The comic is basically a story talking about the power of the images
in which we incorporated some of the characters from the first part
of the project.
L:
The comic format must have posed a different challenge; rather than
jumping from drawing to drawing as with the talk-performances you
have done during the openings of the projects, a narrative has to be
set out and digested linearly?
EB:
We made a sort of ‘game of shadows’ with the comic by
encompassing the narrative and the visual part. A novel however is
something we are going to do at some point.
JS:
The whole project has also set out a new problem for us: we began
with the analysis of microhistory,
yet as we mentioned before, now we realise this has evolved into
considering the power of images. All the characters somehow tackle
this problem in one way or another, and with the comic, we created a
detective story where the characters are victims and perpetrators
of a crime related to images.
It
has been a ping-pong of ideas between us, but we have also let chance
be a part of the process.
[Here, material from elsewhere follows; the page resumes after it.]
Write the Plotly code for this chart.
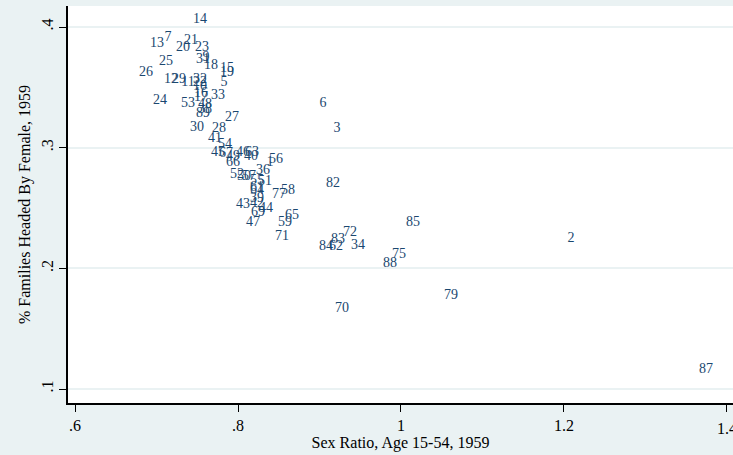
import plotly.graph_objects as go

# Marker labels (observation ids) and their positions
labels = ["14", "13", "7", "20", "21", "23", "25", "31", "9", "18", "15", "19", "26",
          "12", "29", "11", "32", "22", "10", "5", "16", "17", "33", "24", "53", "48",
          "38", "89", "27", "30", "28", "41", "54", "45", "67", "49", "46", "63", "40",
          "56", "1", "66", "36", "52", "50", "57", "55", "51", "61", "64", "77", "58",
          "39", "42", "43", "44", "69", "47", "65", "59", "71", "6", "3", "82", "85",
          "72", "83", "84", "62", "34", "75", "88", "79", "70", "2", "87"]
sex_ratio = [0.7534, 0.7006, 0.7141, 0.7325, 0.7423, 0.7558, 0.7117, 0.7571, 0.7607,
             0.7669, 0.7865, 0.7865, 0.6871, 0.7178, 0.7276, 0.7387, 0.7534, 0.7534,
             0.7534, 0.7828, 0.7546, 0.7546, 0.7755, 0.7043, 0.7387, 0.7595, 0.7595,
             0.7571, 0.7926, 0.7497, 0.7767, 0.7718, 0.7840, 0.7755, 0.7853, 0.7939,
             0.8061, 0.8172, 0.8160, 0.8466, 0.8393, 0.7939, 0.8307, 0.7988, 0.8074,
             0.8135, 0.8233, 0.8331, 0.8233, 0.8233, 0.8503, 0.8613, 0.8233, 0.8233,
             0.8061, 0.8344, 0.8245, 0.8184, 0.8663, 0.8577, 0.8540, 0.9043, 0.9215,
             0.9166, 1.0147, 0.9374, 0.9227, 0.9080, 0.9202, 0.9472, 0.9975, 0.9865,
             1.0613, 0.9276, 1.2086, 1.3742]
pct_female_head = [0.4066, 0.3867, 0.3917, 0.3826, 0.3884, 0.3834, 0.3710, 0.3727,
                   0.3751, 0.3685, 0.3652, 0.3619, 0.3619, 0.3561, 0.3561, 0.3536,
                   0.3569, 0.3536, 0.3511, 0.3544, 0.3453, 0.3412, 0.3436, 0.3395,
                   0.3362, 0.3354, 0.3320, 0.3287, 0.3246, 0.3171, 0.3155, 0.3080,
                   0.3030, 0.2956, 0.2948, 0.2923, 0.2964, 0.2956, 0.2923, 0.2906,
                   0.2881, 0.2873, 0.2807, 0.2774, 0.2757, 0.2765, 0.2732, 0.2716,
                   0.2666, 0.2641, 0.2616, 0.2641, 0.2575, 0.2541, 0.2525, 0.2492,
                   0.2459, 0.2376, 0.2434, 0.2376, 0.2260, 0.3370, 0.3163, 0.2699,
                   0.2376, 0.2301, 0.2243, 0.2185, 0.2185, 0.2193, 0.2111, 0.2044,
                   0.1779, 0.1671, 0.2251, 0.1158]

x_ticks = [0.6, 0.8, 1.0, 1.2, 1.4]
x_ticklabels = [".6", ".8", "1", "1.2", "1.4"]
y_ticks = [0.1, 0.2, 0.3, 0.4]
y_ticklabels = [".1", ".2", ".3", ".4"]

BG = "#eaf2f3"
NAVY = "#1a476f"
FONT = "Liberation Serif, Times New Roman, serif"

fig = go.Figure()
fig.add_trace(go.Scatter(
    x=sex_ratio, y=pct_female_head, mode="text", text=labels,
    textposition="middle center",
    textfont=dict(family=FONT, size=14, color=NAVY),
    hoverinfo="skip", showlegend=False,
))

fig.update_layout(
    width=733, height=455,
    paper_bgcolor=BG, plot_bgcolor="white",
    margin=dict(l=68, r=0, t=6, b=52),
    font=dict(family=FONT, size=16, color="black"),
    xaxis=dict(
        range=[0.5914, 1.4074], tickvals=x_ticks, ticktext=x_ticklabels,
        showgrid=False, zeroline=False, showline=True, linecolor="black", linewidth=1.5,
        ticks="outside", ticklen=7, tickwidth=1.2, tickcolor="black",
        tickfont=dict(family=FONT, size=16), automargin=False,
        title=dict(text="Sex Ratio, Age 15-54, 1959", font=dict(family=FONT, size=16), standoff=0),
    ),
    yaxis=dict(
        range=[0.0884, 0.4174], tickvals=y_ticks, ticktext=y_ticklabels,
        showgrid=True, gridcolor=BG, gridwidth=2, zeroline=False,
        showline=True, linecolor="black", linewidth=1.5,
        ticks="outside", ticklen=7, tickwidth=1.2, tickcolor="black",
        tickangle=-90, tickfont=dict(family=FONT, size=16), automargin=False,
        title=dict(text="% Families Headed By Female, 1959", font=dict(family=FONT, size=16), standoff=4),
    ),
)

# The last tick label sits at the clipped right edge; draw it explicitly
last_tick_visible = [(v, t) for v, t in zip(x_ticks, x_ticklabels)][-1:]
for v, t in last_tick_visible:
    fig.add_annotation(x=v, xref="x", y=0, yref="paper", text=t, showarrow=False,
                       xanchor="center", yanchor="middle", yshift=-25,
                       font=dict(family=FONT, size=16, color="black"))

fig.write_html(
    "out.html",
    config={"displayModeBar": False},
    post_script="document.body.style.margin='0';document.body.style.background='#eaf2f3';",
)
We have had to confront our decisions and
integrate characters. Jorge Aviña is the illustrator who, as you
said, has produced all the drawings for the project, and we realised
that he had a lot to do with Fantomas, a fictional character in a
Mexican comic series of the 1960s, based on the French character
Fantômas. One of the writers of Fantomas,
Gonzalo Martré, who is now 84, becomes the criminal in our comic and
also is the co-writer of El
Hallazgo del Miembro Fantasma.
EB:
By
then we had realised we had gathered a sort of ‘dream team’ of
what Fantomas could represent today.
|
Jorge
Satorre and Erick Beltrán (Illustrations
by Jorge Aviña), “Modelling
Standard”, 2010.
58
photocopies pasted on the wall. Variable
dimensions. Courtesy
of the artists.
|
–
[1] Modelling
Standard,
an exhibition organized by Jorge Satorre and Erick Beltrán. With the participation of Christoph Keller, Raphaël Zarka, Paloma Polo,
Bernardo Ortiz, Efrén Álvarez, Meris Angioletti, Jose Antonio Vega
Macotela, Vilayanur Ramachandran, Jorge Aviña and Florian Göttke.
Galería Joan Prats, Barcelona, November–December 2011.